Books Every Investor Should Read
Malcolm Gladwell has argued that 10,000 hours of deliberate practice is required to become an expert in any given sport, artistic pursuit, or field of study. Although not necessarily the most scientifically sound premise, it’s hard to deny that developing expertise requires dedication and immersion in a subject matter – both inside and outside of the office. To that end, we asked the Active Quantitative Equity (AQE) team to share a book that they believe every investor would benefit from reading.
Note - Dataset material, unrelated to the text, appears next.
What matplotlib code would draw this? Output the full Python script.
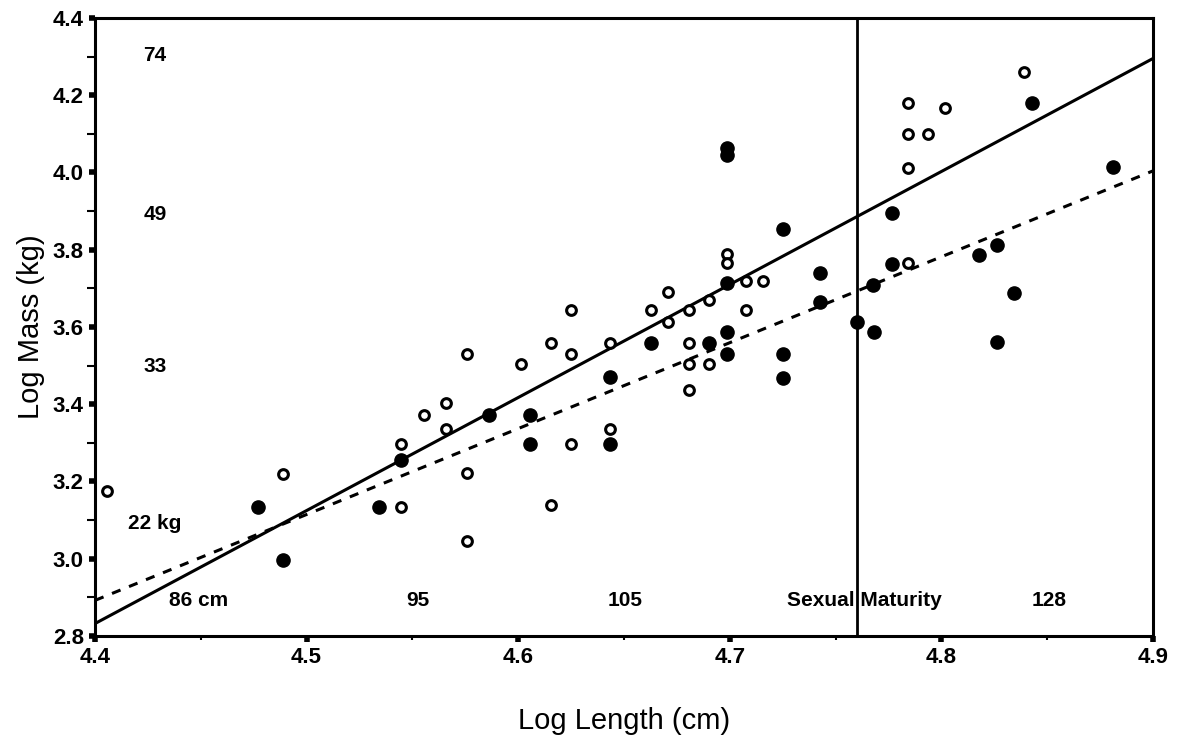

Here are their top choices.
Olivia Engel, CFA
Global Chief Investment Officer
Thinking, Fast and Slow
Nudge: Improving Decisions about Health, Wealth, and Happiness
Richard Thaler and Cass R. Sunstein
Blink: The Power of Thinking Without Thinking and The Tipping Point: How Little Things Can Make a Big Difference
"There are so many good books about behavioral finance, behavioral biases, and behavioral economics – I couldn’t choose just one! Each of these books is great at illustrating why it’s so important to have discipline in investing, and introducing ideas on how to avoid making behavioral mistakes. It’s a fundamental part of our investment process in AQE, and each of these titles provided me with important learnings and considerations."
Simon Roe, CFA, IIMR
Co-Head of Portfolio Management
Fooled by Randomness: The Hidden Role of Chance in Life and in the Markets
Nassim Nicholas Taleb
"So many different books came to mind, from the beautifully simple Little Book that Beats the Market, to some of the most nerdy quant tomes. However, the one that I enjoyed most and changed my perspective was this one about randomness, the human tendency to believe that we had an influence on random events, and the dangers of using small amounts of data to extrapolate randomness as truth. It is quite a humbling book, as you realize just how hard it is statistically to prove anything, from career decisions to active fund performance. A lot of what you think of as skill is actually pure chance. The moral is you can never have enough data – and more is always better than less."
Gary Lowe, CFA
Head of Process Management
When Genius Failed: The Rise and Fall of Long-Term Capital Management
"The New York Times book review noted that When Genius Failed is "a riveting account that reaches beyond the market landscape to say something universal about risk and triumph, about hubris and failure.” I could not agree more, and appreciated this book because it showed that thinking you’re smarter than everyone else around can be a dangerous venture."
The Rise and Fall of Nations: Forces of Change in the Post-Crisis World and Breakout Nations: In Pursuit of the Next Economic Miracles
"These are both excellent books for investors who are interested in emerging markets, and who are looking for suggestions on how to interpret and navigate all the complexities therein. Ruchir Sharma does a great job of presenting complicated material with a lot of history and helpful background, in a way that’s easy to understand."
The End of Accounting and the Path Forward for Investors and Managers
Brauch Lev and Feng Gu
Capitalism without Capital: The Rise of the Intangible Economy
Jonathan Haskel and Stian Westlake
“The End of Accounting explores why traditional financial reports have become less and less relevant for investors around the world, and argues that century-old accounting practices need to be updated. The authors demonstrate how the influence of traditional accounting data on stock prices has declined over time and illuminate the ignorance of intangible assets in current financial reporting frameworks – and explain why investors should care."
"Similarly, Capitalism without Capital investigates the consequences of rise of intangible assets. The authors propose that increased intangible investment can partially explain many of the economic issues that are particularly relevant today. This book provides additional perspective when read together with The End of Accounting, as it focuses more on the macro-level policy implications that stem from the increasing dominance of intangible assets."